The global experience suggests that none of the developed countries like the United States (US), the United Kingdom (UK), Germany, Australia or Canada have built their superior world-class structure of higher education on the shoulders of foreign entities. India, having finally woken up to the wisdom that the development of higher education has no trade-off with the development of primary education—a wisdom that has been eluding Indian policymakers for decades by the deliberate lobbying by some developed countries as well as international development and donor agencies—need not necessarily stick to this trend. As latecomers do, India can indeed tap the superior and established universities of other countries for both quality and access to higher education. However, one concern ought to remain: how will this entry bear on the existing and emerging universities of our own?
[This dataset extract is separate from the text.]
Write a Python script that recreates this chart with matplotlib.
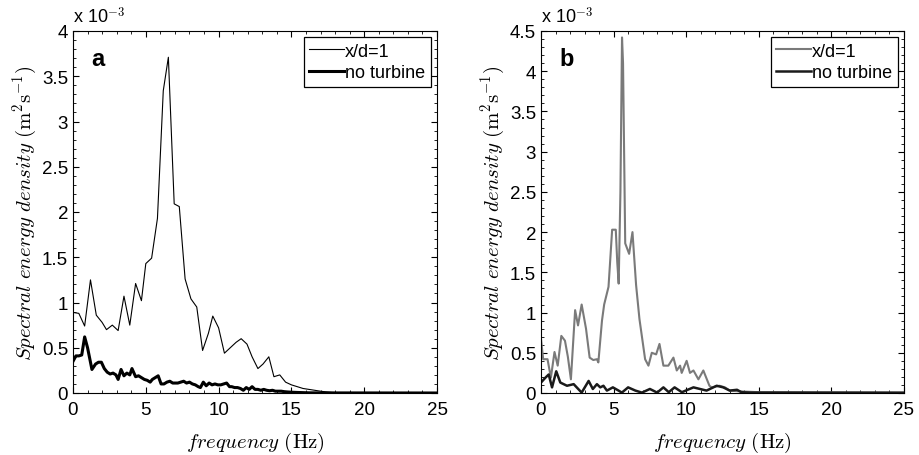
import matplotlib
matplotlib.use("Agg")
import matplotlib.pyplot as plt
from matplotlib.ticker import MultipleLocator, FormatStrFormatter

plt.rcParams['font.family'] = ['Liberation Sans', 'DejaVu Sans']
plt.rcParams['mathtext.fontset'] = 'cm'

# ---- panel a : spectra (units of 1e-3 m^2 s^-1) ----
freq_a_turb = [0.0, 0.4, 0.8, 1.2, 1.6, 2.0, 2.3, 2.7, 3.1, 3.5, 3.9, 4.3, 4.7, 5.0,
               5.4, 5.8, 6.2, 6.55, 6.95, 7.3, 7.7, 8.1, 8.5, 8.9, 9.3, 9.6, 10.0,
               10.4, 10.8, 11.2, 11.55, 11.95, 12.3, 12.7, 13.05, 13.45, 13.8, 14.2,
               14.6, 15.0, 15.4, 15.8, 16.2, 16.6, 17.0, 17.4, 17.8, 18.5, 25.0]
psd_a_turb = [0.89, 0.88, 0.74, 1.25, 0.86, 0.78, 0.70, 0.75, 0.69, 1.07, 0.75, 1.21,
              1.02, 1.43, 1.49, 1.93, 3.34, 3.71, 2.09, 2.06, 1.26, 1.04, 0.95, 0.47,
              0.66, 0.85, 0.72, 0.44, 0.50, 0.56, 0.60, 0.54, 0.40, 0.27, 0.32, 0.40,
              0.18, 0.20, 0.12, 0.09, 0.07, 0.05, 0.04, 0.03, 0.02, 0.012, 0.006,
              0.003, 0.002]

freq_a_free = [0.0, 0.2, 0.4, 0.6, 0.8, 1.0, 1.15, 1.3, 1.55, 1.75, 1.95, 2.15, 2.35,
               2.55, 2.75, 2.95, 3.1, 3.3, 3.5, 3.7, 3.9, 4.05, 4.3, 4.5, 4.7, 4.9,
               5.1, 5.3, 5.45, 5.65, 5.85, 6.05, 6.25, 6.45, 6.65, 6.85, 7.0, 7.2,
               7.4, 7.6, 7.8, 8.0, 8.2, 8.4, 8.6, 8.75, 8.95, 9.15, 9.35, 9.55, 9.75,
               9.95, 10.15, 10.35, 10.55, 10.75, 10.9, 11.1, 11.3, 11.5, 11.7, 11.9,
               12.1, 12.3, 12.5, 12.7, 12.9, 13.1, 13.3, 13.5, 13.7, 13.9, 14.1, 14.3,
               14.5, 14.7, 14.9, 15.1, 15.4, 15.8, 16.2, 17.0, 25.0]
psd_a_free = [0.35, 0.41, 0.41, 0.42, 0.62, 0.50, 0.38, 0.26, 0.32, 0.34, 0.34, 0.27,
              0.23, 0.21, 0.22, 0.20, 0.15, 0.26, 0.19, 0.22, 0.20, 0.27, 0.18, 0.19,
              0.17, 0.15, 0.14, 0.12, 0.15, 0.17, 0.19, 0.10, 0.10, 0.12, 0.13, 0.11,
              0.11, 0.11, 0.12, 0.13, 0.11, 0.12, 0.10, 0.09, 0.07, 0.06, 0.12, 0.08,
              0.11, 0.09, 0.10, 0.09, 0.09, 0.10, 0.11, 0.07, 0.07, 0.06, 0.06, 0.05,
              0.03, 0.06, 0.04, 0.07, 0.04, 0.04, 0.03, 0.04, 0.03, 0.025, 0.03, 0.02,
              0.02, 0.02, 0.015, 0.012, 0.01, 0.008, 0.006, 0.004, 0.002, 0.001, 0.0]

# ---- panel b ----
freq_b_turb = [0.0, 0.15, 0.45, 0.68, 0.93, 1.15, 1.4, 1.65, 1.85, 2.06, 2.35, 2.55,
               2.8, 3.1, 3.35, 3.6, 3.85, 3.95, 4.2, 4.35, 4.65, 4.9, 5.15, 5.25,
               5.35, 5.47, 5.58, 5.65, 5.8, 6.07, 6.3, 6.55, 6.78, 7.17, 7.4, 7.63,
               7.93, 8.16, 8.43, 8.77, 9.12, 9.35, 9.58, 9.69, 10.03, 10.26, 10.5,
               10.84, 11.18, 11.6, 11.75, 12.3, 12.67, 13.0, 13.7, 15.0, 25.0]
psd_b_turb = [0.67, 0.42, 0.42, 0.19, 0.51, 0.34, 0.71, 0.65, 0.45, 0.17, 1.03, 0.84,
              1.10, 0.80, 0.44, 0.41, 0.42, 0.38, 0.90, 1.10, 1.32, 2.03, 2.03, 1.63,
              1.36, 2.50, 4.42, 4.10, 1.86, 1.73, 2.00, 1.34, 0.92, 0.42, 0.34, 0.50,
              0.48, 0.61, 0.34, 0.34, 0.44, 0.28, 0.34, 0.25, 0.40, 0.25, 0.28, 0.17,
              0.28, 0.09, 0.07, 0.09, 0.07, 0.03, 0.02, 0.01, 0.005]

freq_b_free = [0.0, 0.3, 0.53, 0.76, 1.05, 1.33, 1.79, 2.25, 2.8, 3.28, 3.57, 3.85,
               4.08, 4.3, 4.54, 4.95, 5.34, 5.57, 6.0, 6.5, 6.95, 7.5, 8.0, 8.43, 8.8,
               9.2, 9.7, 10.5, 10.95, 11.4, 12.1, 12.55, 13.0, 13.5, 13.8, 14.4, 25.0]
psd_b_free = [0.13, 0.19, 0.23, 0.07, 0.27, 0.13, 0.09, 0.11, 0.005, 0.15, 0.05, 0.11,
              0.07, 0.09, 0.03, 0.07, 0.03, 0.005, 0.07, 0.03, 0.005, 0.05, 0.005, 0.07,
              0.01, 0.07, 0.01, 0.07, 0.05, 0.03, 0.09, 0.07, 0.03, 0.04, 0.01, 0.005,
              0.003]

fig = plt.figure(figsize=(9.19, 4.56), dpi=100)
ax_a = fig.add_axes([73/919, 62/456, 364/919, 362/456])
ax_b = fig.add_axes([541/919, 62/456, 363/919, 362/456])

ax_a.plot(freq_a_turb, psd_a_turb, color='black', lw=0.8, label='x/d=1')
ax_a.plot(freq_a_free, psd_a_free, color='black', lw=2.2, label='no turbine')
ax_b.plot(freq_b_turb, psd_b_turb, color='#7a7a7a', lw=1.5, label='x/d=1')
ax_b.plot(freq_b_free, psd_b_free, color='#1a1a1a', lw=1.8, label='no turbine')

def style(ax, ymax, letter):
    ax.set_xlim(0, 25)
    ax.set_ylim(0, ymax)
    ax.xaxis.set_major_locator(MultipleLocator(5))
    ax.xaxis.set_minor_locator(MultipleLocator(1))
    ax.yaxis.set_major_locator(MultipleLocator(0.5))
    ax.yaxis.set_minor_locator(MultipleLocator(0.1))
    ax.yaxis.set_major_formatter(FormatStrFormatter('%g'))
    ax.tick_params(which='both', direction='in', top=True, right=True, labelsize=13.5)
    ax.tick_params(which='major', length=4)
    ax.tick_params(which='minor', length=2)
    ax.tick_params(axis='x', pad=6)
    ax.set_xlabel(r'$frequency\ (\mathrm{Hz})$', fontsize=15, labelpad=8)
    ax.set_ylabel(r'$Spectral\ energy\ density\ (\mathrm{m^2s^{-1}})$', fontsize=15, labelpad=2)
    ax.text(0.0, 1.012, r'x 10$^{-3}$', transform=ax.transAxes, fontsize=13, va='bottom', ha='left')
    ax.text(0.05, 0.955, letter, transform=ax.transAxes, fontsize=17, fontweight='bold', va='top')
    leg = ax.legend(loc='upper right', fancybox=False, framealpha=1, edgecolor='black',
                    fontsize=13, handlelength=1.95, handletextpad=0.05, borderpad=0.3,
                    labelspacing=0.25, borderaxespad=0.35)
    leg.get_frame().set_linewidth(0.9)

style(ax_a, 4, 'a')
style(ax_b, 4.5, 'b')

fig.savefig('out.png', dpi=100)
In the short to medium run, these may lose indispensable inputs, such as, teachers and students, to the FEPs, making them decline further from being bad institutions to worse ones. In the long run, the proliferation of foreign universities in India will perhaps lead to an aggravation of the brain drain of our ‘ready-to-use human capital’—the graduates—rather than mainly our ‘semi-finished human capital’—the students—that is the case at present. Khadria (2010) poses the concern about the pitfalls of higher education in the name of internationalisation, when the developing countries are offering their talented ‘knowledge workers’ to the developed countries on platter.
Towards Positive Thinking
The initiative to induct FEPs through the doors of companies may not serve any lofty purposes unless their long-term objectives are clearly comprehended and addressed. This sort of stand will just be an extension of the vagueness that surrounds the privatisation of the Indian higher education sector. A significant question can be flagged: why not mandate a proactive objective of CSR as the sole purpose of these companies under Section 25 rather than the negative objective of being a non-profit? Can the objectives of both foreign and Indian private educational institutions—in their new legal incarnation of education ‘companies’—be explicitly mandated as 100 per cent CSR in contrast to a meagre 2 per cent that is being stipulated for the other companies? Then, the entry of the FEPs will move towards more a positive and constructive goal—that of acquiring a responsibility towards the other—rather than the age-old professional instinct of profit making for one’s self.